Book Review of Wild Ride


(Brandon Bhangoo) #1

The Author Adam Lashinsky published an interesting book, a review of what is happening in Uber and who is Travis Kalanick. This inciteful work offers a lot of insights into how Uber operates and what it is all about. In this global village of transportation, Uber is a major impact on many countries, in fact, Uber has influenced entire nations and states, so knowing what is happening in Uber will help to understand what and how these global changes are all about.

The Outer Story

Uber's phenomenal rise and private funding sources are all secondary to the driving force behind Uber, the man that vision it and pushed it forward; Travis Kalanick. This amazing personality, for good or for worse, created a mobile platform that utilized the world's most abundant strategic resource with the world's most abundant transportation solution; the human and his car. This vision is now incorporated in over 700 cities and employs under independent contracts over 2 million drivers!

This makes the Uber impact more than just finance and technology; it makes it a significant ethical issue as well.

Travis Kalanick allowed Lashinsky to interview him and be exposed to the inner workings of Uber, perhaps as part of the global marketing plan, providing probable transparency, but not to all the inner workings, just enough to whet the appetites of the readers.

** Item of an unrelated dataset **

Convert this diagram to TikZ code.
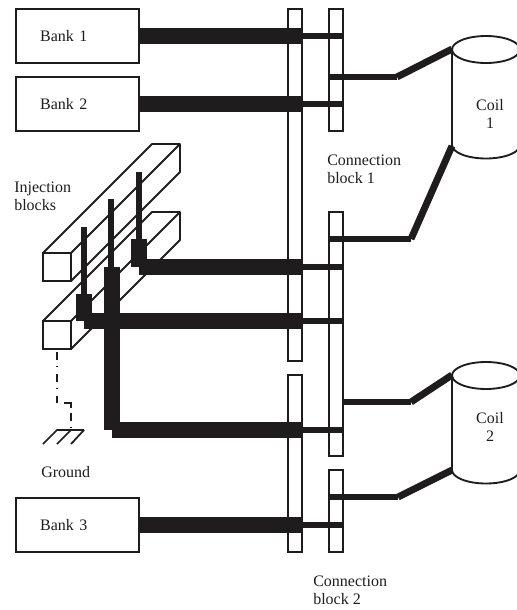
\documentclass[tikz,border=0pt]{standalone}
\usepackage{fontspec}
\setmainfont{Liberation Serif}
\definecolor{ink}{HTML}{1E1C1D}
\tikzset{
  bank/.style={draw=ink, line width=1.5pt, text=ink, text width=56pt, inner xsep=18pt, minimum height=40.5pt, align=left, outer sep=0pt, font=\fontsize{12}{13.4}\selectfont},
  lbl/.style={text=ink, align=left, inner sep=0pt, font=\fontsize{12}{13.4}\selectfont},
  outline/.style={draw=ink, line width=1.4pt},
  heavy/.style={ink, line width=12pt},
  light/.style={ink, line width=4.5pt},
  lead/.style={ink, line width=4.5pt, line join=round},
  pin/.style={ink, line width=4.5pt},
  pad/.style={ink, line width=12pt},
  earth/.style={ink, line width=1.3pt, dash pattern=on 6pt off 4.5pt on 1pt off 5pt},
  hatch/.style={ink, line width=1.3pt}
}
\begin{document}
\begin{tikzpicture}[x=0.75pt, y=-0.75pt]
  \useasboundingbox (0,0) rectangle (517,610);

  % connection bars
  \draw[outline] (288,9) rectangle (302,361);
  \draw[outline] (288,375) rectangle (302,552);
  \draw[outline] (329,9) rectangle (343,131);
  \draw[outline] (329,212) rectangle (343,456);
  \draw[outline] (329,470) rectangle (343,552);
  \coordinate (barA) at (302,0);
  \coordinate (barB) at (343,0);

  % banks
  \node[bank] (bank1) at (77.5,36) {Bank 1};
  \node[bank] (bank2) at (77.5,104) {Bank 2};
  \node[bank] (bank3) at (77.5,525) {Bank 3};
  \foreach \b in {bank1,bank2,bank3} {
    \draw[heavy] (\b.east) -- ++(163,0);
    \draw[light] (\b.east) ++(163,0) -- ++(41,0);
  }

  % injection blocks
  \foreach \y in {253,321} {
    \draw[outline] (43,\y) rectangle (71,\y+28);
    \draw[outline, line join=round] (43,\y) -- (152,\y-109) -- (180,\y-109) -- (180,\y-81) -- (71,\y+28);
    \draw[outline] (71,\y) -- (180,\y-109);
  }

  % pins and feeds
  \coordinate (feed1) at (84,321);
  \coordinate (feed2) at (111.5,430);
  \coordinate (feed3) at (139,267);
  \draw[pin] (84,227) -- (84,294);
  \draw[pin] (111,199) -- (111,267);
  \draw[pin] (139,172) -- (139,239);
  \draw[pad] (84,294) -- (feed1);
  \draw[pad] (111.5,267) -- (feed2);
  \draw[pad] (139,239) -- (feed3);
  \draw[heavy] (84,321) -- (84,321 -| barA);
  \draw[heavy] (139,267) -- (139,267 -| barA);
  \draw[heavy] (112,430) -- (112,430 -| barA);
  \draw[light] (302,267) -- (barB |- 0,267);
  \draw[light] (302,321) -- (barB |- 0,321);
  \draw[light] (302,430) -- (barB |- 0,430);

  % coils
  \draw[outline] (486,49.5) ellipse (34 and 13.5);
  \draw[outline] (452,49.5) -- (452,145);
  \draw[outline] (452,145) arc[start angle=180, end angle=0, x radius=34, y radius=13.5];
  \draw[outline] (486,375.5) ellipse (34 and 13.5);
  \draw[outline] (452,375.5) -- (452,470);
  \draw[outline] (452,470) arc[start angle=180, end angle=0, x radius=34, y radius=13.5];
  \coordinate (coil1top) at (452,49);
  \coordinate (coil1bot) at (452,146);
  \coordinate (coil2top) at (452,375);
  \coordinate (coil2bot) at (452,470);

  % leads to the coils
  \draw[lead] (329,77) -- (397,77);
  \draw[lead, line width=5.2pt] (397,77) -- (coil1top);
  \draw[lead] (329,239) -- (411,239);
  \draw[lead, line width=5.2pt] (411,239) -- (coil1bot);
  \draw[lead] (343,402) -- (411,402);
  \draw[lead, line width=5.2pt] (411,402) -- (coil2top);
  \draw[lead] (329,497) -- (398,497);
  \draw[lead, line width=5.2pt] (398,497) -- (coil2bot);

  % ground
  \draw[earth] (57,352) -- (57,403);
  \draw[hatch] (64,403) -- (71,403) -- (71,408);
  \draw[earth] (71,413) -- (71,430);
  \draw[hatch] (43,444) -- (57,430) -- (84,430);
  \draw[hatch] (57,444) -- (71,430);
  \draw[hatch] (71,444) -- (84,430);

  % labels
  \node[lbl, anchor=west] (injlbl) at (14,196) {Injection\\blocks};
  \node[lbl, anchor=west] (gndlbl) at (41,472) {Ground};
  \node[lbl, anchor=west] (cb1lbl) at (327,169) {Connection\\block 1};
  \node[lbl, anchor=west] (cb2lbl) at (313,590) {Connection\\block 2};
  \node[lbl, align=center] (coil1lbl) at (490,114) {Coil\\1};
  \node[lbl, align=center] (coil2lbl) at (490,427) {Coil\\2};
\end{tikzpicture}
\end{document}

One of the major findings, which is not unusual in many starts ups is the issue of perception. During 2015, Uber had already become a major global force, yet behind this global image sat a slightly disorganized group of venture capitalists and their employees wining it through experience. They were making decisions not out of experienced calculations but out of envisioned gambits and sometimes just wild leaps of faith.

The Inner story

This part of the book looked at how Uber marketed itself to investors, and how they were cornered into joining the team. Travis used every possible detail to persuade investors in the probability of success, such as including graphs and data representing how customers would leave a service, what is termed "churn rate," and showing it on a global reach, including data from Uber sties from around the world.

This might seem an improbable key factor for investors to consider, but when bombarding investors with facts and figures the more, you usually present proves that the company is much more serious in how it visions the future and has invested heavily in organizing its developmental and marketing process.

With all of this, what surprised everyone and is, in fact, a major feat and must be held up for the benefit of Travis is the fact that Uber managed to raise $17 billion in private market equity. This interesting away of averting the need for public transparency required when going for an IPO only recently caught up with Travis, as he was ousted from the top executive position, remaining on the board but without the strength of leading the decision-making process. This is partially due to the way Travis directed the company is sometimes reckless abandonment rather than in calculated thinking, which is why Uber shows constant billion-dollar losses.

Another interesting insight is how Travis and Emil Michael managed the deals together, Travis is a super fund-raising giant while Emil is an exceptional dealmaker, having negotiated the China exit that led to an infusion of cash, a billion-dollar infusion. We also find out that Travis was never interested in the process, or path but only in outcomes, which is apparent by the way many of Uber's activities have been handled.

Ambition and Expectation

Kalanick and Michael managed to create in eight short years one of the world's biggest and most comprehensive logistics operations, transporting people and food on a global scale. Uber has not yet reached its full potential, but that will change over time. What they managed to do was raise a market cap of $70 billion, change public transport and the delivery market worldwide and show the world how mobile applications are not just about messaging and viewing videos.

With all this success there is a downside, a huge one: Profitability. Is Uber profitable and will expectations meet the ambitions? The book discusses Uber's global conquest ambitions; it presents all the possible and probable investments and markets that Uber wants to dominate, and remember, once you are handling such large amounts of money, you can invest in just about any venture you want. Also, with a global reach, you can produce immediate change globally. The impact is enormous.

Criticism

Lashinsky gives a lot of in-depth details about organizational structure, investor relations, and global reach. The book does not cover the financial aspects and doesn’t point out the fact that Uber is losing billions of dollars every year. It might be hard to raise funds, but it’s easy to send them, and it’s much harder to convert them to profit. Being succinct, Uber’s financial management is the core and key function of its real success. Throwing investors’ money around by building up a global presence does not show intelligent and successful business acumen, it only shows how an inventor can propagate his invention through stupid investment.

The other issue that this book doesn't press is the legal implication of "independent contractors" or the drivers. By not referring to them as employees, Uber and the Lashinky continue the legal charade that relieves Uber of any real corporate responsibility to its "employees" as well as customers. Also, the fact that Uber pays hundreds of Lawyers to deal with thousands of legal issues globally is not covered in depth.

What we have is the first of many books that will be written about Uber, I expect Uber will become a university academic exercise in many ways and subjects.